> _Challenge_: Output all the entries word for word. Omit the pictures.
Start
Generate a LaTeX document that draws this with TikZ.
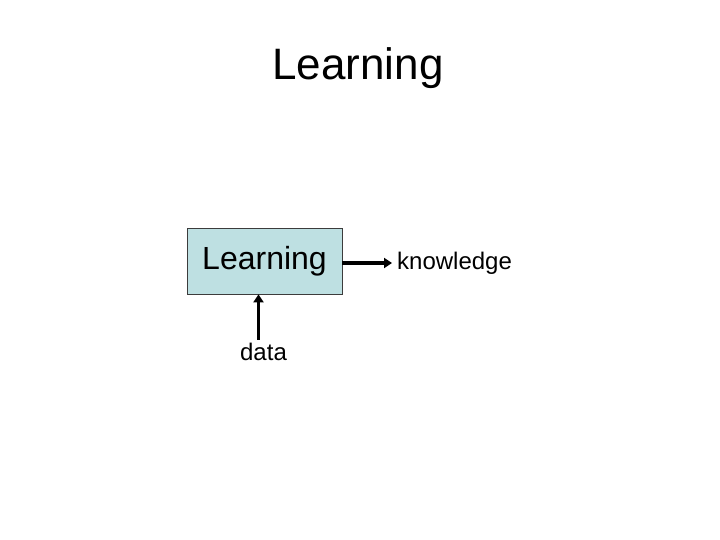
\documentclass[tikz,border=0pt]{standalone}
\usepackage{fontspec}
\setmainfont{Liberation Sans}
\usetikzlibrary{arrows.meta}
\definecolor{boxfill}{RGB}{190,224,226}
\definecolor{boxline}{RGB}{60,60,60}

\begin{document}
\begin{tikzpicture}[x=1pt, y=1pt,
    flow/.style={line width=3.6pt, -{Triangle[length=8pt, width=10pt]}},
    label/.style={inner sep=0pt, font=\fontsize{24}{28}\selectfont}]
  \useasboundingbox (0, 0) rectangle (720, 540);
  \node (title) at (358, 472) {\fontsize{44}{52}\selectfont Learning};
  \node (learn) [draw=boxline, line width=0.8pt, fill=boxfill,
    minimum width=155pt, minimum height=66pt,
    font=\fontsize{32}{38}\selectfont] at (264.5, 279) {Learning};
  \node (know) [label, anchor=west] at (397, 277) {knowledge};
  \node (data) [label] at (263.5, 188) {data};
  \draw [flow] (learn.east |- know.west) -- ([xshift=-5pt]know.west);
  \draw [flow] ([xshift=-5pt, yshift=3pt]data.north)
    -- ([xshift=-5pt]data.north |- learn.south);
\end{tikzpicture}
\end{document}
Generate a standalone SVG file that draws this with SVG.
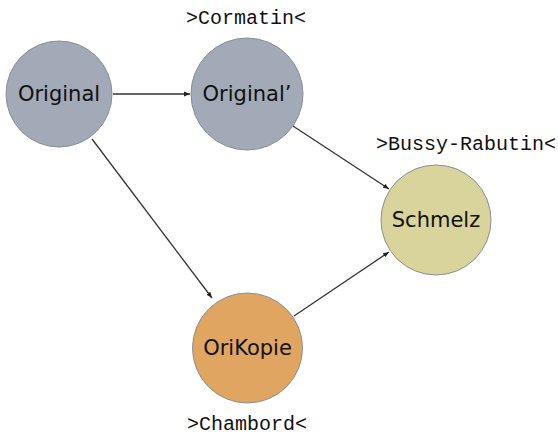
End
> _Solution to this problem_:
Generate a LaTeX document that draws this with TikZ.
\documentclass[tikz,border=0pt]{standalone}
\usepackage{fontspec}
\setmainfont{Liberation Sans}
\usetikzlibrary{arrows.meta}
\definecolor{boxfill}{RGB}{190,224,226}
\definecolor{boxline}{RGB}{60,60,60}

\begin{document}
\begin{tikzpicture}[x=1pt, y=1pt,
    flow/.style={line width=3.6pt, -{Triangle[length=8pt, width=10pt]}},
    label/.style={inner sep=0pt, font=\fontsize{24}{28}\selectfont}]
  \useasboundingbox (0, 0) rectangle (720, 540);
  \node (title) at (358, 472) {\fontsize{44}{52}\selectfont Learning};
  \node (learn) [draw=boxline, line width=0.8pt, fill=boxfill,
    minimum width=155pt, minimum height=66pt,
    font=\fontsize{32}{38}\selectfont] at (264.5, 279) {Learning};
  \node (know) [label, anchor=west] at (397, 277) {knowledge};
  \node (data) [label] at (263.5, 188) {data};
  \draw [flow] (learn.east |- know.west) -- ([xshift=-5pt]know.west);
  \draw [flow] ([xshift=-5pt, yshift=3pt]data.north)
    -- ([xshift=-5pt]data.north |- learn.south);
\end{tikzpicture}
\end{document}
Generate a standalone SVG file that draws this with SVG.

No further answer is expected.